Firstly we need to get hold of the data, this comes courtesy of the ANTF pulsar catalouge. Here is a make file to download and extract the data we need:
In [9]:
%%writefile Makefile
DOWNLOADED = psrcat_pkg.tar
ATNF_DATABASE = psrcat_tar
DATA_FILE = ATNF_data_file.txt
PSRCAT_FILE_PATH = ./psrcat_tar/psrcat.db
all: $(DATA_FILE) $(ATNF_DATABASE)
.PHONY: clean
$(ATNF_DATABASE):
wget http://www.atnf.csiro.au/people/pulsar/psrcat/downloads/psrcat_pkg.tar.gz
gunzip psrcat_pkg.tar.gz
tar -xvf psrcat_pkg.tar
cd psrcat_tar && ls && . makeit
$(DATA_FILE):
export PSRCAT_FILE=${PSRCAT_FILE_PATH}; \
./psrcat_tar/psrcat -c "name F0 F1 F2 BINARY TYPE W10" -nonumber -o short > ${DATA_FILE}
clean:
rm -f ${DOWNLOADED}
Unfortunately using a makefile in the notebook is kind of buggy so it is best to run this from the command line:
$ make
This will have created a file ATNF_data_file.txt in the local directory which looks like:
In [10]:
! head ATNF_data_file.txt
For the time being, we can just import the data which we are interested in, namely the frequency 'F0'. We now import it, sanitize it and plot a histogram to motivate the rest of the work
In [11]:
import matplotlib.pyplot as plt
import matplotlib as mpl
import numpy as np
%matplotlib inline
DATA_FILE = "ATNF_data_file.txt"
data = np.genfromtxt(DATA_FILE, skip_header=4, skip_footer=1, dtype=None)
F0 = np.genfromtxt(data[:, 1])
F1 = np.genfromtxt(data[:, 2])
F0 = F0[np.isfinite(F0)]
F1 = F1[np.isfinite(F0)]
F0 = F0[np.isfinite(F1)]
F1 = F1[np.isfinite(F1)]
data = np.log10(F0)
out = plt.hist(data, bins=50)
plt.xlabel("$\log_{10}(f)$")
plt.ylabel("Count")
plt.show()
As you can appreciate there are two distinct populations of pulsars: the larger regular population and the smaller millisecond pulsars which have significantly larger spin frequencies.

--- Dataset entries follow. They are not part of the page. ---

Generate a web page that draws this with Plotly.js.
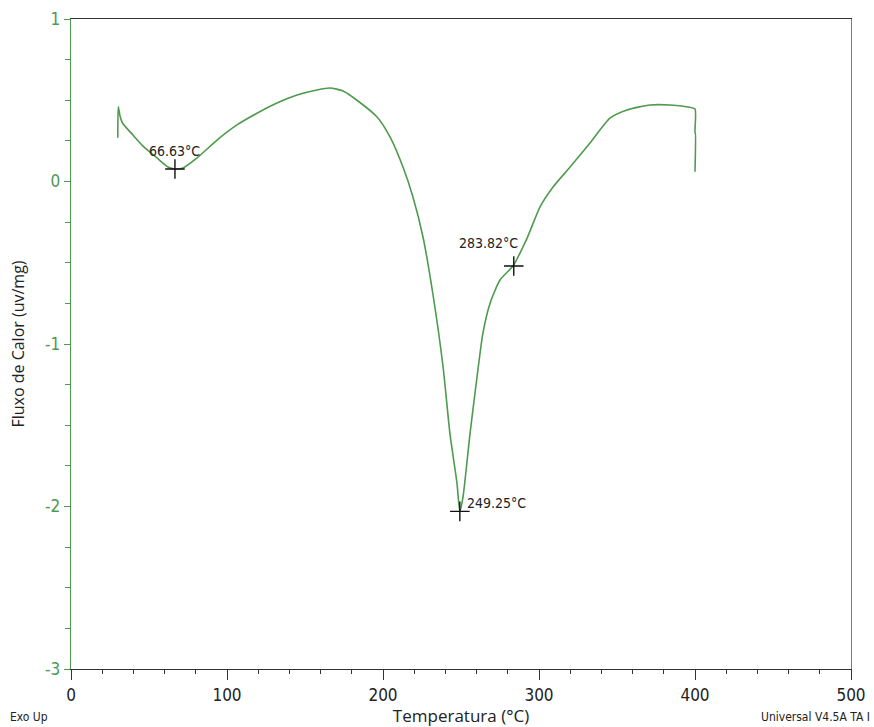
<!DOCTYPE html>
<html>
<head>
<meta charset="utf-8">
<script src="https://cdn.plot.ly/plotly-3.0.1.min.js"></script>
<style>html,body{margin:0;padding:0;background:#fff;}#chart{width:874px;height:727px;}</style>
</head>
<body>
<div id="chart"></div>
<script>
// DSC curve: temperature (°C) and heat flow (uv/mg)
const temperature = [30.0, 30.3, 31.5, 33.0, 39.7, 46.2, 55.1, 62.2, 66.6, 71.8, 80.8, 93.6, 106.4, 119.2, 132.0, 144.9, 157.7, 166.0, 174.4, 183.3, 196.2, 204.5, 212.8, 219.2, 225.6, 232.1, 238.5, 242.9, 247.4, 249.25, 251.3, 255.8, 260.3, 264.1, 268.6, 275.0, 283.3, 292.3, 300.6, 309.0, 319.9, 332.7, 345.5, 356.4, 371.2, 384.0, 395.5, 400.0, 400.0, 400.2, 400.0];
const heatFlow = [0.27, 0.46, 0.40, 0.36, 0.286, 0.218, 0.145, 0.089, 0.077, 0.083, 0.145, 0.255, 0.348, 0.42, 0.483, 0.532, 0.563, 0.575, 0.557, 0.50, 0.397, 0.274, 0.089, -0.095, -0.34, -0.70, -1.14, -1.55, -1.855, -2.03, -1.94, -1.55, -1.20, -0.93, -0.75, -0.606, -0.52, -0.35, -0.157, -0.034, 0.089, 0.237, 0.39, 0.44, 0.471, 0.471, 0.458, 0.446, 0.30, 0.30, 0.06];

// Marked events
const markT = [66.63, 249.25, 283.82];
const markV = [0.077, -2.03, -0.52];
const markLabels = ['66.63°C', '249.25°C', '283.82°C'];

// Axis ticks
const xTickVals = [0, 100, 200, 300, 400, 500];
const xTickText = ['0', '100', '200', '300', '400', '500'];
const yTickVals = [1, 0, -1, -2, -3];
const yTickText = ['1', '0', '-1', '-2', '-3'];

const green = '#4e9a4e';
const narrow = '"Liberation Sans Narrow", "Arial Narrow", "DejaVu Sans Condensed", "Liberation Sans", Arial, sans-serif';

const traces = [
  {x: temperature, y: heatFlow, mode: 'lines', type: 'scatter',
   line: {color: green, width: 1.6, shape: 'spline', smoothing: 0.6}, hoverinfo: 'skip'},
  {x: markT, y: markV, mode: 'markers', type: 'scatter',
   marker: {symbol: 'cross-thin-open', size: 14, color: '#111', line: {color: '#111', width: 1.4}}, hoverinfo: 'skip'}
];

const labelStyle = [
  {xanchor: 'center', yanchor: 'middle', xshift: 0, yshift: 18},
  {xanchor: 'left', yanchor: 'middle', xshift: 5, yshift: 8},
  {xanchor: 'right', yanchor: 'middle', xshift: 6, yshift: 23}
];

const annotations = markT.map((t, i) => Object.assign({
  x: t, y: markV[i], xref: 'x', yref: 'y', text: markLabels[i], showarrow: false,
  font: {family: narrow, size: 14, color: '#222'}
}, labelStyle[i]));

annotations.push({
  x: (8 - 71) / 780, y: (669 - 717) / 650, xref: 'paper', yref: 'paper', text: 'Exo Up',
  showarrow: false, xanchor: 'left', yanchor: 'middle', font: {family: narrow, size: 12, color: '#222'}
});
annotations.push({
  x: (872 - 71) / 780, y: (669 - 717) / 650, xref: 'paper', yref: 'paper', text: 'Universal V4.5A TA I',
  showarrow: false, xanchor: 'right', yanchor: 'middle', font: {family: narrow, size: 12, color: '#222'}
});

const layout = {
  width: 874, height: 727,
  margin: {l: 71, r: 23, t: 19, b: 58},
  paper_bgcolor: '#fff', plot_bgcolor: '#fff',
  showlegend: false,
  xaxis: {
    range: [0, 500], showgrid: false, zeroline: false,
    showline: true, linecolor: '#333', linewidth: 1.3, mirror: true,
    ticks: 'outside', ticklen: 10, tickwidth: 1, tickcolor: '#333',
    tickvals: xTickVals, ticktext: xTickText,
    minor: {dtick: 20, tick0: 0, ticks: 'outside', ticklen: 4, tickcolor: '#333', tickwidth: 1},
    tickfont: {family: narrow, size: 17, color: '#222'},
    title: {text: 'Temperatura (°C)', font: {family: '"Open Sans", "Noto Sans", sans-serif', size: 17, color: '#222'}, standoff: 8}
  },
  yaxis: {
    range: [-3, 1], showgrid: false, zeroline: false,
    showline: true, linecolor: green, linewidth: 1.3, mirror: true,
    ticks: 'outside', ticklen: 6, tickwidth: 1, tickcolor: green,
    tickvals: yTickVals, ticktext: yTickText,
    minor: {dtick: 0.25, tick0: 0, ticks: 'outside', ticklen: 5, tickcolor: green, tickwidth: 1},
    tickfont: {family: narrow, size: 17, color: green},
    title: {text: 'Fluxo de Calor (uv/mg)', font: {family: '"Open Sans", "Noto Sans", sans-serif', size: 16, color: '#222'}, standoff: 16}
  },
  annotations: annotations
};

Plotly.newPlot('chart', traces, layout, {displayModeBar: false, staticPlot: true});
</script>
</body>
</html>
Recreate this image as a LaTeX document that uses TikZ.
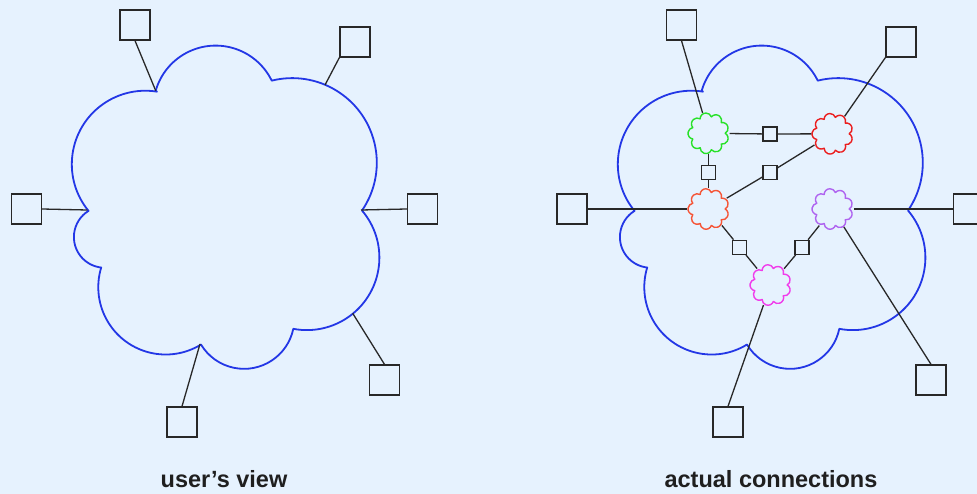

We will now apply a Gaussian mixture model to learn about the underlying populations
With skikit-learn this is an incredibly simple problem. We simply create a model which we restrict to having two components. Then fit the model to the data, this is using the Expectation maximisation method as described in the docs.
In [12]:
from sklearn.mixture import GMM
model = GMM(2)
model.fit(data)
Out[12]:
In [13]:
vals = np.linspace(-1.5, 3, 100)
logprobs, responcibility = model.score_samples(vals)
pdf = np.exp(logprobs)
plt.hist(data, bins=50, normed=True)
plt.plot(vals, pdf, lw=3)
plt.show()
This looks very promising, we can also extract the mean and standard deviations of the two Gaussian components in the mixture:
In [15]:
from scipy.stats import norm
[muA, muB] = model.means_
[sigmaA, sigmaB] = np.sqrt(model.covars_)
[wA, wB] = model.weights_
plt.hist(data, bins=50, normed=True)
plt.plot(vals, wA*norm.pdf(vals, loc=muA, scale=sigmaA), lw=3)
plt.plot(vals, wB*norm.pdf(vals, loc=muB, scale=sigmaB), lw=3)
plt.show()
In [35]:
def SmallerThanNeigbours(y):
" Return a boolean array for the entries in x smaller than both neibours"
return np.r_[True, y[1:] < y[:-1]] & np.r_[y[:-1] < y[1:], True]
split = SmallerThanNeigbours(pdf)[1:-1]
min_val = vals[split][0]
plt.axvline(min_val)
plt.plot(vals, pdf, lw=3)
print "The min_val if F0 = {:2.2f} Hz".format(10**(min_val))
In [16]:
labels = model.predict(data)
ax = plt.subplot(111)
ax.scatter(np.log10(F0[labels==0]), np.log10(np.abs(F1[labels==0])), c="r")
ax.scatter(np.log10(F0[labels==1]), np.log10(np.abs(F1[labels==1])), c="b")
ax.set_xlabel("$\log_{10}(f)$")
ax.set_ylabel("$\log_{10}(\dot{f})$")
plt.show()
This nicely differentiates between the population of MSPs and normal radio pulsars without having to place a limit on $f$ by hand.